-- SET TASK --
Reproduce nothing but the lines from the start of the material through the line that includes "const A_BANDS = [0, 61.7, 75, 100];", both ends included, and omit every picture.

-- SUPPLIED MATERIAL --
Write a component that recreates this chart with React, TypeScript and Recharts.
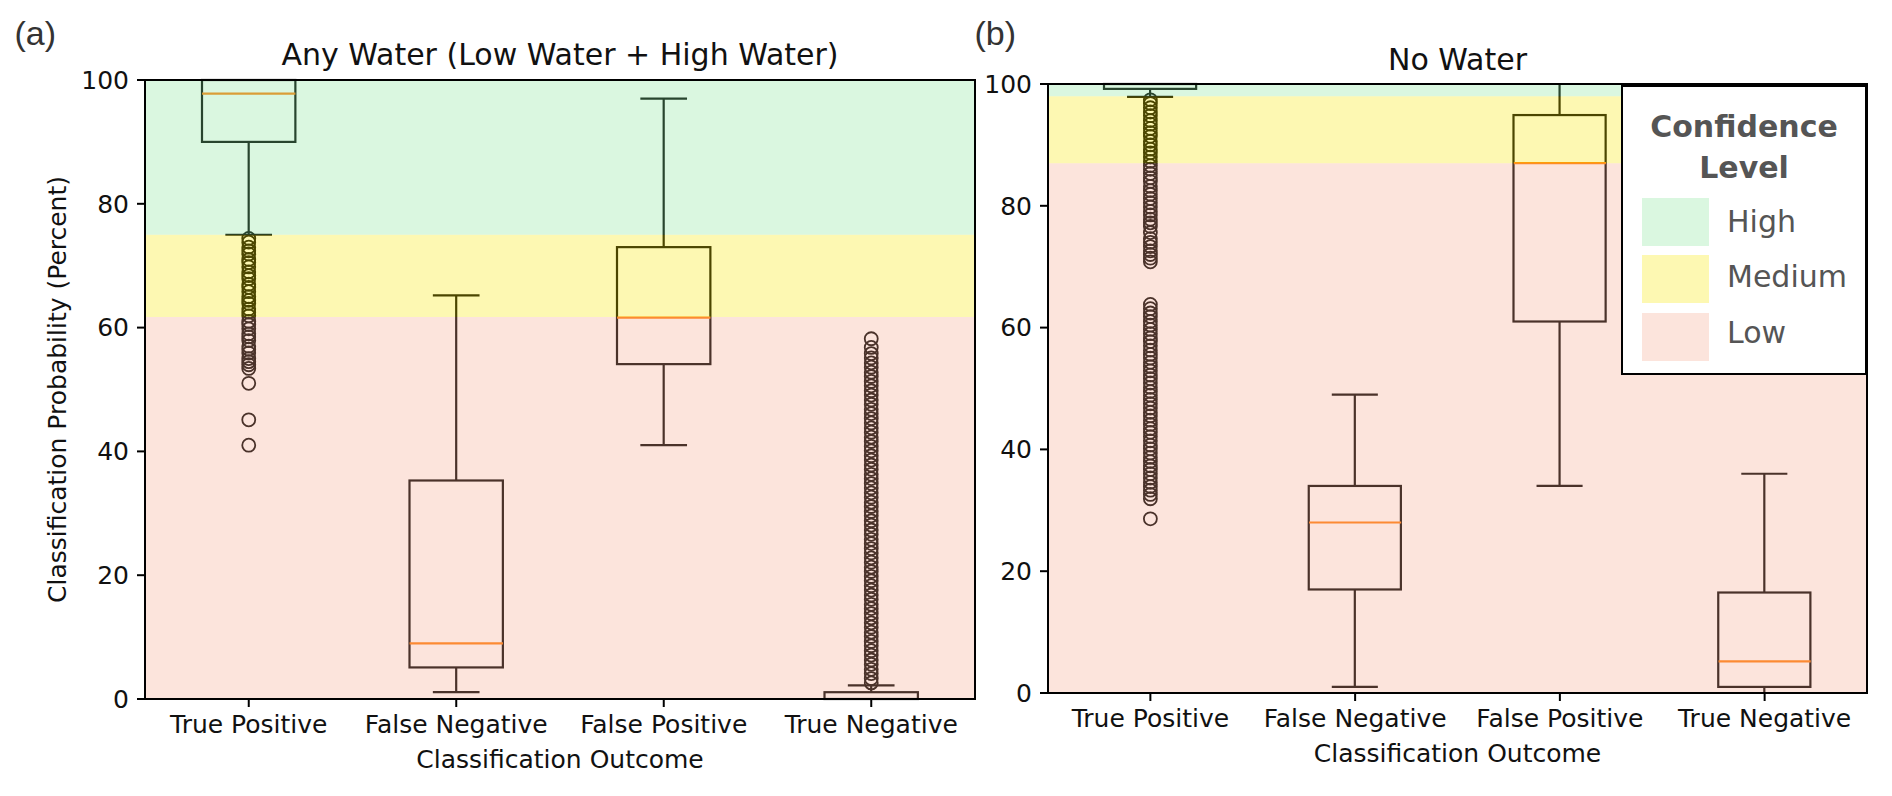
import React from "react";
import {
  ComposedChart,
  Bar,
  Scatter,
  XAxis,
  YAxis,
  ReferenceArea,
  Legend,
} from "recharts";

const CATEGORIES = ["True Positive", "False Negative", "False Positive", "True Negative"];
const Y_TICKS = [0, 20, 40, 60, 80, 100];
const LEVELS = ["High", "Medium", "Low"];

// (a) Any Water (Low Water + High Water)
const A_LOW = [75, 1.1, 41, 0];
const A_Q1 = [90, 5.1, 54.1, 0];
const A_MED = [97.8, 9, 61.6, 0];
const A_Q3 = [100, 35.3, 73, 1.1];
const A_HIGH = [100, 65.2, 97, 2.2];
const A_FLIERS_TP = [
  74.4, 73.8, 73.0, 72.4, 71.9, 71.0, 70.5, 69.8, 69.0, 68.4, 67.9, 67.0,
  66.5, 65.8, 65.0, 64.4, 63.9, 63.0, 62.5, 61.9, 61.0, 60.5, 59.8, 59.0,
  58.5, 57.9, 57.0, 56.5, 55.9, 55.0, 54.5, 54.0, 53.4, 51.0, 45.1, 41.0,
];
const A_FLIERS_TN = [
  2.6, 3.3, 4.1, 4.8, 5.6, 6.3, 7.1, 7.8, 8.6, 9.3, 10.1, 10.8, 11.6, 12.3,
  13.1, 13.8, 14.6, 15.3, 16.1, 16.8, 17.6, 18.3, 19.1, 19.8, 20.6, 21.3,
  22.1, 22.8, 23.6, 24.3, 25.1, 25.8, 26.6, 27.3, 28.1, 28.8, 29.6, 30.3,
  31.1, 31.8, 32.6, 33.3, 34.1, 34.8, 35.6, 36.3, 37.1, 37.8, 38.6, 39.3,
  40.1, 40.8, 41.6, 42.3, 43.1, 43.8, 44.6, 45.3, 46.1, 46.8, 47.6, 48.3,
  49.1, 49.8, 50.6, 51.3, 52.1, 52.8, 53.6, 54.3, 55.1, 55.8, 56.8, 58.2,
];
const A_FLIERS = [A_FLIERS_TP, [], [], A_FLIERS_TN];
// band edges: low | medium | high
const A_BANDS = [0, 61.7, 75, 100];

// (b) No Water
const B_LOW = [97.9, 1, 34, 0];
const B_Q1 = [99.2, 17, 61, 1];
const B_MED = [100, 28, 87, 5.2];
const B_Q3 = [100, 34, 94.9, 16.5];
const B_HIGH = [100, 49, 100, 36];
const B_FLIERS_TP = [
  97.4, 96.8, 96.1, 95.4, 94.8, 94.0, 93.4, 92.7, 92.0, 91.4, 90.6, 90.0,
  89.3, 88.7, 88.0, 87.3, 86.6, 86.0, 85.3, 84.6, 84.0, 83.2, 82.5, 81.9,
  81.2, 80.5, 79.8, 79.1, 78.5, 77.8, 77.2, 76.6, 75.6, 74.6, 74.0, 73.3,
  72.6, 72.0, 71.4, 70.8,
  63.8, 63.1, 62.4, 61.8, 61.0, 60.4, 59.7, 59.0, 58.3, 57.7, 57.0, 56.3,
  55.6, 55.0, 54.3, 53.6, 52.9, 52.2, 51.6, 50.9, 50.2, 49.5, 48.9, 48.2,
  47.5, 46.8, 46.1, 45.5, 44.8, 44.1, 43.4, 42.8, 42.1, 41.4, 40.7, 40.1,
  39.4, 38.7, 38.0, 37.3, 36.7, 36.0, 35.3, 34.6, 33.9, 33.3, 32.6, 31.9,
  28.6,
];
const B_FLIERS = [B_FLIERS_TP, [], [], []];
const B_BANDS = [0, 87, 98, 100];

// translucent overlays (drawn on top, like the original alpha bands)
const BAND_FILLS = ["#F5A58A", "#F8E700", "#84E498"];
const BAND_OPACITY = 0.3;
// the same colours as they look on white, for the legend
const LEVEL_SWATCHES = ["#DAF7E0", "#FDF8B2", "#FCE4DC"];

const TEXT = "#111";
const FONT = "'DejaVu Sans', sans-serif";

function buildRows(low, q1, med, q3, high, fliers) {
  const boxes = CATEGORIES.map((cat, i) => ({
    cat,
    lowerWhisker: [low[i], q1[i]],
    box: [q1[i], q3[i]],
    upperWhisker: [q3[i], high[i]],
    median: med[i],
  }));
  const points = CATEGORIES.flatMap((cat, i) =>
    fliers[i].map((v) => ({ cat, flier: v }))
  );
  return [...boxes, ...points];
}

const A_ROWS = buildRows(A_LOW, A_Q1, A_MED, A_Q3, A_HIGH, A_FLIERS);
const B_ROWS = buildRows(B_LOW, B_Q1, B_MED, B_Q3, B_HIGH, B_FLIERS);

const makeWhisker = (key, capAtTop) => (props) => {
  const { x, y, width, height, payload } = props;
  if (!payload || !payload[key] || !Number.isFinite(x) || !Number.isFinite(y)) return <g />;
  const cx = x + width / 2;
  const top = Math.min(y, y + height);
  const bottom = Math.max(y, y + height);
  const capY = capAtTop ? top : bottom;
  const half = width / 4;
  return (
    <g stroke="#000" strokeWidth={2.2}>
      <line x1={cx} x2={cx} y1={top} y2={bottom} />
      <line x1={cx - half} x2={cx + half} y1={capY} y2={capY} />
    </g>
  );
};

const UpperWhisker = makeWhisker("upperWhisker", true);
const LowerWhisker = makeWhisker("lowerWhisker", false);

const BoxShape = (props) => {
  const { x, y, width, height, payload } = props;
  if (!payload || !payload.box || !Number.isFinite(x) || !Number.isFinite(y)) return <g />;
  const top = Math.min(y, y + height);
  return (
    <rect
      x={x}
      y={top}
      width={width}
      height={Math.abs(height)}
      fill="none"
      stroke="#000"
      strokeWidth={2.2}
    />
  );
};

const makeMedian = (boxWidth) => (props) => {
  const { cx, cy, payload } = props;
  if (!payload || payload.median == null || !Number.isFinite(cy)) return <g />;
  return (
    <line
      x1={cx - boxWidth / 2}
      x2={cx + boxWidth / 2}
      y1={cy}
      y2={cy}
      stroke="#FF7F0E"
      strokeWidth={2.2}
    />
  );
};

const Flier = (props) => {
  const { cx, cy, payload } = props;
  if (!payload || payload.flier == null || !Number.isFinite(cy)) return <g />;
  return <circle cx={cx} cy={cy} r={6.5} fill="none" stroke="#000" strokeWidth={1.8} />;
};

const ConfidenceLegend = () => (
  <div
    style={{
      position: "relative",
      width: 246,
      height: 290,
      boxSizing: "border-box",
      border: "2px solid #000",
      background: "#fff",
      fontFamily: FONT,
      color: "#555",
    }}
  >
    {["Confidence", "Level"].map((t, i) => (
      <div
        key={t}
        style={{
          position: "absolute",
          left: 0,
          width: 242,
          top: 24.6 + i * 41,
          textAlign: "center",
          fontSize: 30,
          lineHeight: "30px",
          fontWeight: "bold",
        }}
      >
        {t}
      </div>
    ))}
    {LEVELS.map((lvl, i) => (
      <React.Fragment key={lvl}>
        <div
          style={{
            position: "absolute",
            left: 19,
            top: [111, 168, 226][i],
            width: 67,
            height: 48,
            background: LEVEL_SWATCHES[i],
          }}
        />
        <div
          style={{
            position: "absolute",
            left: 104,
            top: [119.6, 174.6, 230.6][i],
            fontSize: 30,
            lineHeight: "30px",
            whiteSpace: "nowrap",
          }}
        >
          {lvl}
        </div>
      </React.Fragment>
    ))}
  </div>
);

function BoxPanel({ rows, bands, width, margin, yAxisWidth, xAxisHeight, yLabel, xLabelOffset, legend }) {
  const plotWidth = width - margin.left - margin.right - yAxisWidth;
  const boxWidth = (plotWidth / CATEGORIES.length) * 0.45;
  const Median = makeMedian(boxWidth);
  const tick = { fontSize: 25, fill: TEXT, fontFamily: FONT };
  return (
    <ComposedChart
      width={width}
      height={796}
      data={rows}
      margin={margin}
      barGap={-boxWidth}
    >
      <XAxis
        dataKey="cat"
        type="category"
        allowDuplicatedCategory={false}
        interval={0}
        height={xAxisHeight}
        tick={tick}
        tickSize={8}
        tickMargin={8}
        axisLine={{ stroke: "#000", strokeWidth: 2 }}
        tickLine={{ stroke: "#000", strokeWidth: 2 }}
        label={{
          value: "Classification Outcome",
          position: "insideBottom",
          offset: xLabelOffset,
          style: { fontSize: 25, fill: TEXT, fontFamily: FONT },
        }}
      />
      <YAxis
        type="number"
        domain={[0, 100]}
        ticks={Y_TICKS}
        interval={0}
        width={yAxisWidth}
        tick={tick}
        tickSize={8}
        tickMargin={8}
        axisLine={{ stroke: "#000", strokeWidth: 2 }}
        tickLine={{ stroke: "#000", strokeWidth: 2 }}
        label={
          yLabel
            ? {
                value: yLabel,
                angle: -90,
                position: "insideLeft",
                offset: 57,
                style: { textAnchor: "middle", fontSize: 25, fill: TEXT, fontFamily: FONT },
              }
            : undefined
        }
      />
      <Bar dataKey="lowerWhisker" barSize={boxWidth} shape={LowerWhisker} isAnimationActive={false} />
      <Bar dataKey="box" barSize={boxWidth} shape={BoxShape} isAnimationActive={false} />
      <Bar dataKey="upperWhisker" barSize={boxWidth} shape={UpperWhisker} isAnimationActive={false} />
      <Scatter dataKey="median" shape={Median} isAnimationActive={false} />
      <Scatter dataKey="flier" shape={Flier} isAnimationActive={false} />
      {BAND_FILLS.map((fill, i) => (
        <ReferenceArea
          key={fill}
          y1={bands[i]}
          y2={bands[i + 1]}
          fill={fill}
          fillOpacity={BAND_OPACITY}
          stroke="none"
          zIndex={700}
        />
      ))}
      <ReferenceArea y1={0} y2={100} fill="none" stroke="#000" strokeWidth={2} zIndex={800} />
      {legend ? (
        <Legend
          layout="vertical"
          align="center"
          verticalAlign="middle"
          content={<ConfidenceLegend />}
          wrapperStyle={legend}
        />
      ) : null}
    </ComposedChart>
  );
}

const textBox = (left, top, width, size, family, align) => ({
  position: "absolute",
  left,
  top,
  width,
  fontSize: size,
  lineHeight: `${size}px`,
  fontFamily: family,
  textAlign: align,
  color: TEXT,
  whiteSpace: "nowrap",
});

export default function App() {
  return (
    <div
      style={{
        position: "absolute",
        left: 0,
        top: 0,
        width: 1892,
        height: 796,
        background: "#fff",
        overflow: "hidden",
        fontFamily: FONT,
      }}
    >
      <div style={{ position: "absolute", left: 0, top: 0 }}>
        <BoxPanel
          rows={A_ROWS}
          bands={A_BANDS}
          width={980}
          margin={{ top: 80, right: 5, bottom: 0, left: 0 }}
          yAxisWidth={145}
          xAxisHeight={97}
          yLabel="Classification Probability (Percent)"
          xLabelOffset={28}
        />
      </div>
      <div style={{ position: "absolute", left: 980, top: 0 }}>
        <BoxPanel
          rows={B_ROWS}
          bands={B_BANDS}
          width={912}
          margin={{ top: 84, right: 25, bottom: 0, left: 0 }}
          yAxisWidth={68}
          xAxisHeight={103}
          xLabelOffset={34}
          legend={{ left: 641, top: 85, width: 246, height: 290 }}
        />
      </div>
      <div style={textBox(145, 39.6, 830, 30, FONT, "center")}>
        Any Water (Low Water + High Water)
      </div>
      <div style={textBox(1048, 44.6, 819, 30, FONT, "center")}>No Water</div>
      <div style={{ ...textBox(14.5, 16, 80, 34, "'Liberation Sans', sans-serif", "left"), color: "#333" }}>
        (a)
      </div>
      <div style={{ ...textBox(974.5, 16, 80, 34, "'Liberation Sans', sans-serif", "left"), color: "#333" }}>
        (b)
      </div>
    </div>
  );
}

-- RESPONSE BELOW --
Write a component that recreates this chart with React, TypeScript and Recharts.
import React from "react";
import {
  ComposedChart,
  Bar,
  Scatter,
  XAxis,
  YAxis,
  ReferenceArea,
  Legend,
} from "recharts";

const CATEGORIES = ["True Positive", "False Negative", "False Positive", "True Negative"];
const Y_TICKS = [0, 20, 40, 60, 80, 100];
const LEVELS = ["High", "Medium", "Low"];

// (a) Any Water (Low Water + High Water)
const A_LOW = [75, 1.1, 41, 0];
const A_Q1 = [90, 5.1, 54.1, 0];
const A_MED = [97.8, 9, 61.6, 0];
const A_Q3 = [100, 35.3, 73, 1.1];
const A_HIGH = [100, 65.2, 97, 2.2];
const A_FLIERS_TP = [
  74.4, 73.8, 73.0, 72.4, 71.9, 71.0, 70.5, 69.8, 69.0, 68.4, 67.9, 67.0,
  66.5, 65.8, 65.0, 64.4, 63.9, 63.0, 62.5, 61.9, 61.0, 60.5, 59.8, 59.0,
  58.5, 57.9, 57.0, 56.5, 55.9, 55.0, 54.5, 54.0, 53.4, 51.0, 45.1, 41.0,
];
const A_FLIERS_TN = [
  2.6, 3.3, 4.1, 4.8, 5.6, 6.3, 7.1, 7.8, 8.6, 9.3, 10.1, 10.8, 11.6, 12.3,
  13.1, 13.8, 14.6, 15.3, 16.1, 16.8, 17.6, 18.3, 19.1, 19.8, 20.6, 21.3,
  22.1, 22.8, 23.6, 24.3, 25.1, 25.8, 26.6, 27.3, 28.1, 28.8, 29.6, 30.3,
  31.1, 31.8, 32.6, 33.3, 34.1, 34.8, 35.6, 36.3, 37.1, 37.8, 38.6, 39.3,
  40.1, 40.8, 41.6, 42.3, 43.1, 43.8, 44.6, 45.3, 46.1, 46.8, 47.6, 48.3,
  49.1, 49.8, 50.6, 51.3, 52.1, 52.8, 53.6, 54.3, 55.1, 55.8, 56.8, 58.2,
];
const A_FLIERS = [A_FLIERS_TP, [], [], A_FLIERS_TN];
// band edges: low | medium | high
const A_BANDS = [0, 61.7, 75, 100];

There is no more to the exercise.